Le cisaillement d’une Onde de Densité de Charge finalement cartographié par rayons X

L’équipe LUTECE du LPS vient d’observer le cisaillement d’une onde de densité de charge sous l’effet d’un courant électrique par diffraction X à balayage. Une onde de densité de charge est un état qui apparait dans certains cristaux et qui correspond à une modulation périodique de la densité électronique accompagnée d’une distorsion périodique du réseau d’atomes. Cette onde a la faculté de pouvoir glisser à travers le cristal. Dans les années 80, J. Friedel et D. Feinberg avaient même prédit que cette onde devait se cisailler, se courber sous l’effet d’un courant électrique 1. Cet effet n’avait pourtant jamais été observé auparavant parce que la déformation s’étend continument sur de trop grandes distances. Cette déformation joue pourtant un rôle fondamental puisqu’elle est à l’origine de la nucléation de solitons (des défauts ponctuels) qui, une fois en mouvement, créent une forme très stable de courant électrique.

Figure 1 : L’apparition d’une Onde de Densité de charge dans les cristaux se caractérise par une modulation périodique des positions atomiques et de la densité électronique au niveau de Fermi avec la même période

Observer finement un réseau d’atomes sur de grandes distances a toujours été une difficulté expérimentale en matière condensée. Observer la déformation d’une onde de densité de charge nécessite de cartographier un objet d’une dizaine d’angströms de période sur plus de dix microns, soit sur plus de 4 ordres de grandeur. Pour le faire, les chercheurs ont utilisé un faisceau X très focalisé produit à partir de la source synchrotron de l’ESRF à Grenoble. Ils ont balayé rapidement et continument la surface de l’échantillon avec un faisceau de 300 nm de diamètre.

L’équipe s’est intéressée au système NbSe3. Ceci présente des propriétés de transport exceptionnelles liées à la dynamique de l’onde de densité de charge. L’échantillon a été soumis à un courant électrique et préparé de telle sorte que le courant ne puisse s’établir que dans sa partie supérieure grâce à une ligne de coupe réalisée au FIB (une technique de découpage par faisceau ionique). La déformation de l’onde dans les trois dimensions de l’espace a pu être mesurée, avec et sans courant. La phase de l’onde a été obtenue à partir du cliché de diffraction par une méthode de reconstruction dite de gradient de phase.
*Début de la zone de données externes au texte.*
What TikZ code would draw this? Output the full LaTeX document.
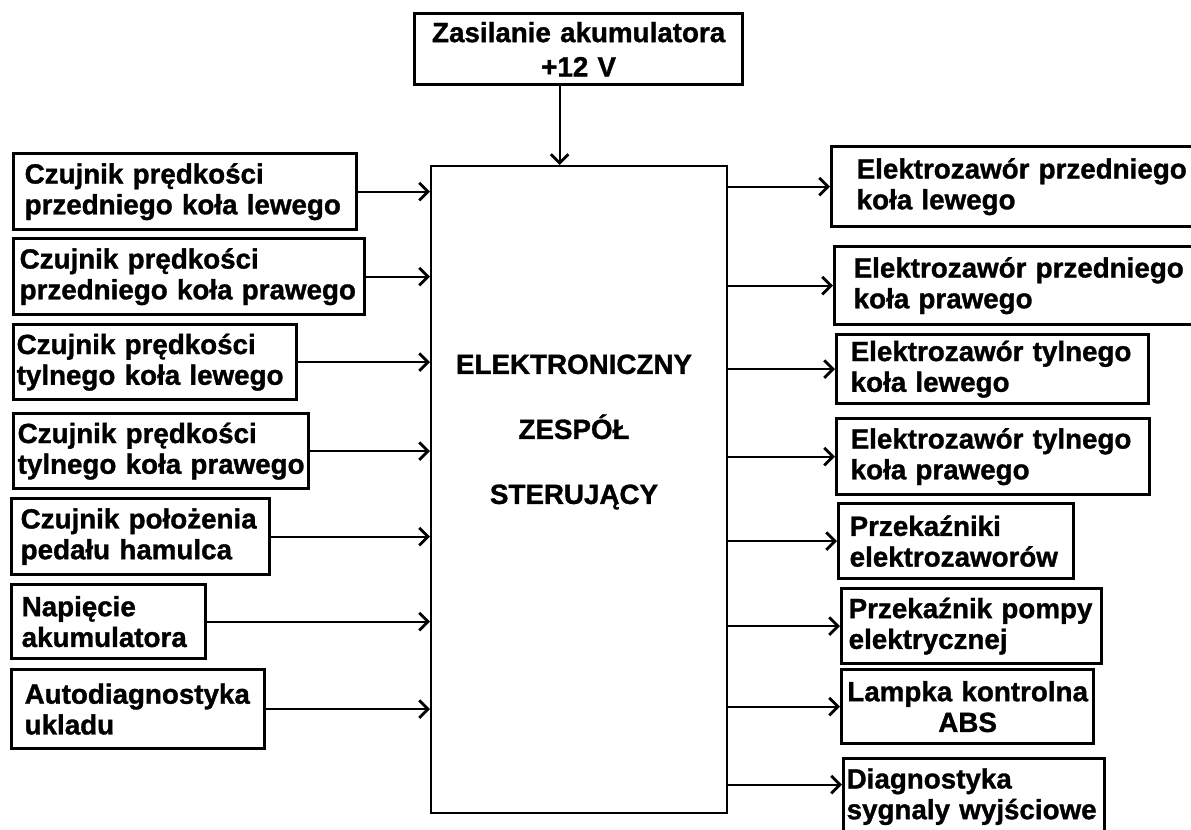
\documentclass[tikz,border=0pt]{standalone}
\usepackage{fontspec}
\setmainfont{Liberation Sans}[BoldFeatures={FakeBold=1.2}]
\usetikzlibrary{arrows.meta}

\begin{document}
\begin{tikzpicture}[x=0.02cm,y=-0.02cm,
  blk/.style={draw,line width=1.9pt,anchor=north west,align=left,inner ysep=0pt,
    font=\fontsize{15.8}{17.5}\selectfont\bfseries},
  arr/.style={line width=1.1pt,-{Straight Barb[length=5pt,width=10pt,line width=1.6pt]}}]
  % Frame
  \clip (0,0) rectangle (1191,829);
  % Control unit
  \node[draw,line width=1.2pt,anchor=north west,minimum width=5.92cm,minimum height=12.94cm] (ecu) at (430,165) {};
  \node[font=\fontsize{15.8}{37}\selectfont\bfseries,align=center] (ecuText) at (574,432) {ELEKTRONICZNY\\ZESPÓŁ\\STERUJĄCY};
  % Supply
  \node[blk,align=center,minimum width=6.56cm,minimum height=1.42cm,text width=6.3cm] (supply) at (413,12) {Zasilanie akumulatora\\[2pt]+12 V};
  \draw[arr] ([xshift=-0.38cm]supply.south) -- ([xshift=-0.38cm]supply.south |- ecu.north);
  % Inputs
  \node[blk,minimum width=6.86cm,minimum height=1.52cm,text width=6.42cm,inner xsep=0.22cm] (inA) at (12,152) {Czujnik prędkości\\przedniego koła lewego};
  \node[blk,minimum width=7.02cm,minimum height=1.52cm,text width=6.78cm,inner xsep=0.12cm] (inB) at (12,237) {Czujnik prędkości\\przedniego koła prawego};
  \node[blk,minimum width=5.66cm,minimum height=1.50cm,text width=5.54cm,inner xsep=0.06cm] (inC) at (12,323) {Czujnik prędkości\\tylnego koła lewego};
  \node[blk,minimum width=5.90cm,minimum height=1.50cm,text width=5.74cm,inner xsep=0.08cm] (inD) at (12,412) {Czujnik prędkości\\tylnego koła prawego};
  \node[blk,minimum width=5.16cm,minimum height=1.52cm,text width=4.80cm,inner xsep=0.18cm] (inE) at (10,497) {Czujnik położenia\\pedału hamulca};
  \node[blk,minimum width=3.88cm,minimum height=1.48cm,text width=3.48cm,inner xsep=0.20cm] (inF) at (10,583) {Napięcie\\akumulatora};
  \node[blk,minimum width=5.06cm,minimum height=1.58cm,text width=4.54cm,inner xsep=0.26cm] (inG) at (10,668) {Autodiagnostyka\\ukladu};
  \foreach \n in {inA,inB,inC,inD,inE,inF,inG}
    \draw[arr] (\n.east) -- (\n.east -| ecu.west);
  % Outputs
  \node[blk,minimum width=8.00cm,minimum height=1.60cm,text width=7.00cm,inner xsep=0.50cm] (outA) at (830,145) {Elektrozawór przedniego\\koła lewego};
  \node[blk,minimum width=8.00cm,minimum height=1.56cm,text width=7.24cm,inner xsep=0.38cm] (outB) at (833,245) {Elektrozawór przedniego\\koła prawego};
  \node[blk,minimum width=6.24cm,minimum height=1.38cm,text width=5.68cm,inner xsep=0.28cm] (outC) at (835,333) {Elektrozawór tylnego\\koła lewego};
  \node[blk,minimum width=6.26cm,minimum height=1.52cm,text width=5.70cm,inner xsep=0.28cm] (outD) at (835,417) {Elektrozawór tylnego\\koła prawego};
  \node[blk,minimum width=4.70cm,minimum height=1.50cm,text width=4.26cm,inner xsep=0.22cm] (outE) at (837,502) {Przekaźniki\\elektrozaworów};
  \node[blk,minimum width=5.20cm,minimum height=1.50cm,text width=4.92cm,inner xsep=0.14cm] (outF) at (840,587) {Przekaźnik pompy\\elektrycznej};
  \node[blk,align=center,minimum width=5.04cm,minimum height=1.48cm,text width=4.88cm,inner xsep=0.08cm] (outG) at (840,668) {Lampka kontrolna\\ABS};
  \node[blk,minimum width=5.22cm,minimum height=1.52cm,text width=5.10cm,inner xsep=0.06cm] (outH) at (842,757) {Diagnostyka\\sygnaly wyjściowe};
  \coordinate (diagIn) at ([yshift=0.24cm]outH.west);
  \foreach \n in {outA,outB,outC,outD,outE,outF,outG,diagIn}
    \draw[arr] (ecu.east |- \n) -- (\n);
\end{tikzpicture}
\end{document}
Comme pressenti, les fronts d’onde se courbent sous l’effet du courant, la courbure augmente avec l’augmentation du courant et s’inverse lors de l’inversion du sens du courant. Cependant, l’amplitude de la déformation étonne par son importance, atteignant 20 périodes au centre de l’échantillon. Mais la plus grande surprise provient de la cohérence du phénomène. La déformation reste continue d’un bord à l’autre de l’échantillon sur plus de 40µm. Malgré la présence de nombreux défauts, l’onde garde sa cohérence sur plus de 20000 fois sa longueur d’onde. Le piégeage de l’onde dans le volume de l’échantillon est donc négligeable. Contrairement à une idée établie, les propriétés électroniques de NbSe3 sont essentiellement pilotées par des effets de surface et non par un piégeage de volume, les points d’ancrage de l’onde sur les deux bords restant remarquablement stables quel que soit le courant appliqué 2,3.

Références

[1] D. Feinberg et J. Friedel, J. Phys. France 49, 485-496 (1988)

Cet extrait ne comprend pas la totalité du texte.